(Source code of charts)
:::

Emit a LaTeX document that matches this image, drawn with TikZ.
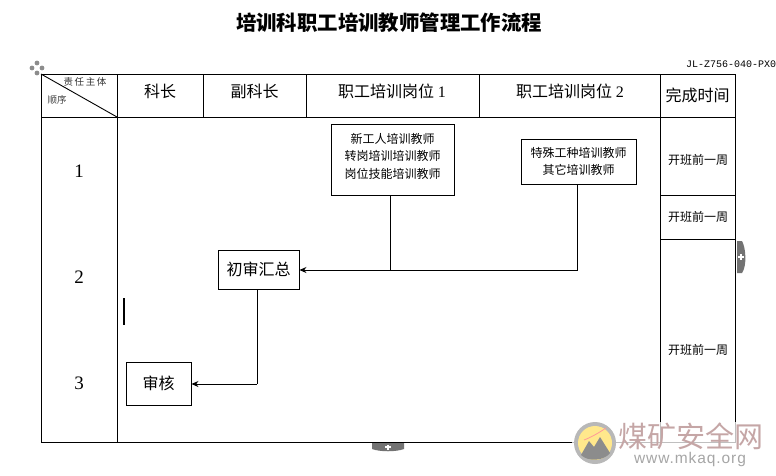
\documentclass[tikz,border=0pt]{standalone}
\usepackage{fontspec}
\setmainfont{Liberation Serif}
\newfontfamily\cjk{Noto Sans CJK SC}
\newfontfamily\mono{Liberation Mono}
\newfontfamily\web[LetterSpace=6]{Liberation Sans}
\usetikzlibrary{arrows.meta}
\tikzset{
  x=1pt,y=-1pt,
  grid/.style={draw=black,line width=1pt},
  flowbox/.style={draw=black,line width=0.9pt,inner sep=0pt,align=center,font=\cjk\fontsize{12}{17.5}\selectfont},
  flowline/.style={draw=black,line width=0.9pt},
  flowarrow/.style={flowline,-{Stealth[length=7pt,width=6pt]}},
  head/.style={font=\cjk\fontsize{16}{18}\selectfont,inner sep=0pt},
  small/.style={font=\cjk\fontsize{12}{14}\selectfont,inner sep=0pt},
  order/.style={font=\fontsize{19}{20}\selectfont,inner sep=0pt},
  tiny/.style={font=\cjk\fontsize{9.5}{11}\selectfont,inner sep=0pt,text=black!75},
  tab/.style={fill=black!55,draw=none}
}
\begin{document}
\begin{tikzpicture}
\useasboundingbox (0,0) rectangle (776,475);
\fill[white] (0,0) rectangle (776,475);
\node[font=\cjk\bfseries\fontsize{20.4}{22}\selectfont,inner sep=0pt] (title) at (389,23) {培训科职工培训教师管理工作流程};
\node[font=\mono\fontsize{10}{12}\selectfont,anchor=west,inner sep=0pt] (code) at (686,64) {JL-Z756-040-PX0};
% table
\draw[grid] (41,74) rectangle (735,442);
\draw[grid] (41,117) -- (735,117);
\draw[grid] (117,74) -- (117,442);
\draw[grid] (203,74) -- (203,117);
\draw[grid] (306,74) -- (306,117);
\draw[grid] (479,74) -- (479,117);
\draw[grid] (660,74) -- (660,442);
\draw[grid] (660,195) -- (735,195);
\draw[grid] (660,239) -- (735,239);
\draw[line width=0.9pt] (41,74) -- (117,117);
% header
\node[tiny,text=black!80] (h0a) at (85,82) {责\,任\,主\,体};
\node[tiny] (h0b) at (57,100) {顺序};
\node[head] (h1) at (160,91) {科长};
\node[head] (h2) at (254.500,91) {副科长};
\node[head] (h3) at (392,91) {职工培训岗位 {\fontspec{Liberation Serif}1}};
\node[head] (h4) at (570,91) {职工培训岗位 {\fontspec{Liberation Serif}2}};
\node[head] (h5) at (697.500,95) {完成时间};
\node[order] (r1) at (79,171) {1};
\node[order] (r2) at (79,277) {2};
\node[order] (r3) at (79,383) {3};
\node[small] (t1) at (698,160) {开班前一周};
\node[small] (t2) at (698,217) {开班前一周};
\node[small] (t3) at (698,350) {开班前一周};
% boxes
\node[flowbox,minimum width=123pt,minimum height=71pt] (b1) at (392.500,159.500) {\raisebox{0.5pt}[0pt][0pt]{\parbox{110pt}{\centering 新工人培训教师\\转岗培训培训教师\\岗位技能培训教师}}};
\node[flowbox,minimum width=115pt,minimum height=45pt] (b2) at (578.500,161.500) {特殊工种培训教师\\其它培训教师};
\node[flowbox,minimum width=81pt,minimum height=39pt,font=\cjk\fontsize{16}{18}\selectfont] (b3) at (258.500,269.500) {初审汇总};
\node[flowbox,minimum width=65pt,minimum height=43pt,font=\cjk\fontsize{16}{18}\selectfont] (b4) at (158.500,383.500) {审核};
% connectors
\coordinate (j1) at (390,270);
\coordinate (j2) at (577,270);
\coordinate (j3) at (257,384);
\draw[flowline] (b1.south -| j1) -- (j1);
\draw[flowline] (b2.south -| j2) -- (j2) -- (j1);
\draw[flowarrow] (j1) -- (b3.east |- j1);
\draw[flowline] (b3.south -| j3) -- (j3);
\draw[flowarrow] (j3) -- (b4.east |- j3);
% text cursor
\draw[line width=1.8pt] (124,298) -- (124,325);
% editor handles
\foreach \dx/\dy in {0/-5,0/5,-5/0,5/0}{\fill[black!45] (37+\dx,68+\dy) circle (2.4pt);}
\fill[tab] (737,241) -- (742,241) .. controls (746,248) and (747,266) .. (742,273) -- (737,273) -- cycle;
\draw[white,line width=1.2pt] (738,257) -- (744,257) (741,254) -- (741,260);
\fill[tab] (372,443) -- (404,443) -- (404,449) .. controls (396,452) and (380,452) .. (372,449) -- cycle;
\draw[white,line width=1.2pt] (385,447) -- (391,447) (388,444.500) -- (388,449.500);
% watermark
\fill[white,opacity=.75] (572,422) rectangle (776,475);
\fill[black!28] (595,443) circle (21);
\fill[orange!40!yellow!45] (595,443) circle (17);
\draw[red!40,line width=.8pt] (584,440) .. controls (592,437) and (600,432) .. (606,428);
\fill[black!45] (581,455) -- (589,441) -- (594,447) -- (600,437) -- (610,453) .. controls (604,461) and (588,462) .. (581,455) -- cycle;
\node[font=\cjk\fontsize{29}{30}\selectfont,text=red!35!black!35,inner sep=0pt] (wm) at (690.500,436) {煤矿安全网};
\node[font=\web\fontsize{15.5}{16}\selectfont,text=black!35,inner sep=0pt] (url) at (690,459.500) {www.mkaq.org};
\end{tikzpicture}
\end{document}
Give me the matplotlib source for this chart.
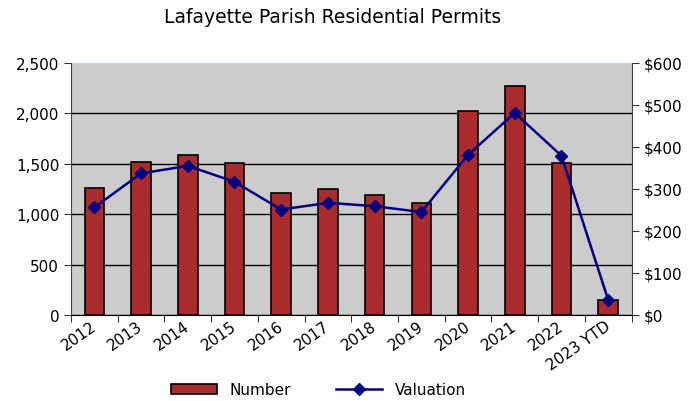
import numpy as np
import matplotlib.pyplot as plt
from matplotlib.lines import Line2D
from matplotlib.patches import Patch

years = ["2012", "2013", "2014", "2015", "2016", "2017", "2018", "2019",
         "2020", "2021", "2022", "2023 YTD"]
number = [1263, 1521, 1587, 1505, 1210, 1250, 1190, 1108, 2027, 2269, 1505, 152]
valuation = [256, 337, 355, 317, 251, 267, 259, 245, 381, 481, 379, 36]

plt.rcParams['font.family'] = ['DejaVu Sans']

fig = plt.figure(figsize=(6.92, 4.02), dpi=100)
ax = fig.add_axes([0.1026, 0.214, 0.810, 0.627])
x = np.arange(len(years))

ax.set_facecolor('#cccccc')
ax.bar(x, number, width=0.42, color='#a82c2c', edgecolor='black', linewidth=1.2, zorder=3)
ax.set_ylim(0, 2500)
ax.set_xlim(-0.5, len(years) - 0.5)
ax.set_yticks(range(0, 2501, 500))
ax.set_yticklabels([f"{v:,}" for v in range(0, 2501, 500)], fontsize=11)
ax.yaxis.grid(True, color='black', linewidth=1)
ax.get_ygridlines()[-1].set_visible(False)
ax.set_axisbelow(True)
ax.axhline(2500, color='#c6dbe6', linewidth=1.2)

# ticks between categories, labels centred under bars
ax.set_xticks(np.arange(-0.5, len(years), 1))
ax.set_xticklabels([])
ax.set_xticks(x + 0.1, minor=True)
ax.set_xticklabels(years, minor=True, rotation=35, ha='right', fontsize=11)
ax.tick_params(axis='x', which='minor', length=0, pad=2)
ax.tick_params(axis='x', which='major', length=5, direction='out', color='#333333')
ax.tick_params(axis='y', length=5, color='#333333')

for s in ['top', 'right']:
    ax.spines[s].set_visible(False)
ax.spines['left'].set_color('#444444')

ax2 = ax.twinx()
ax2.plot(x, valuation, color='#000080', marker='D', markersize=6, linewidth=1.8, zorder=4)
ax2.set_ylim(0, 600)
ax2.set_yticks(range(0, 601, 100))
ax2.set_yticklabels([f"${v}" for v in range(0, 601, 100)], fontsize=11)
ax2.tick_params(axis='y', length=5, color='#333333')
for s in ['top', 'left', 'bottom']:
    ax2.spines[s].set_visible(False)
ax2.spines['right'].set_color('#444444')

fig.suptitle("Lafayette Parish Residential Permits", fontsize=13.5, x=0.48, y=0.98)

handles = [Patch(facecolor='#a82c2c', edgecolor='black', linewidth=1.2),
           Line2D([0], [0], color='#000080', marker='D', markersize=6, linewidth=1.8)]
fig.legend(handles, ["Number", "Valuation"], loc='lower center', ncol=2,
           bbox_to_anchor=(0.46, -0.025), frameon=False, fontsize=11,
           columnspacing=3, handlelength=3)

fig.savefig("out.png")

:::

● **WRITTEN EXERCISE**: Take every line containing the word "matplotlib" and copy it.

● **FULL SOLUTION**:
Give me the matplotlib source for this chart.
import matplotlib.pyplot as plt
from matplotlib.lines import Line2D
from matplotlib.patches import Patch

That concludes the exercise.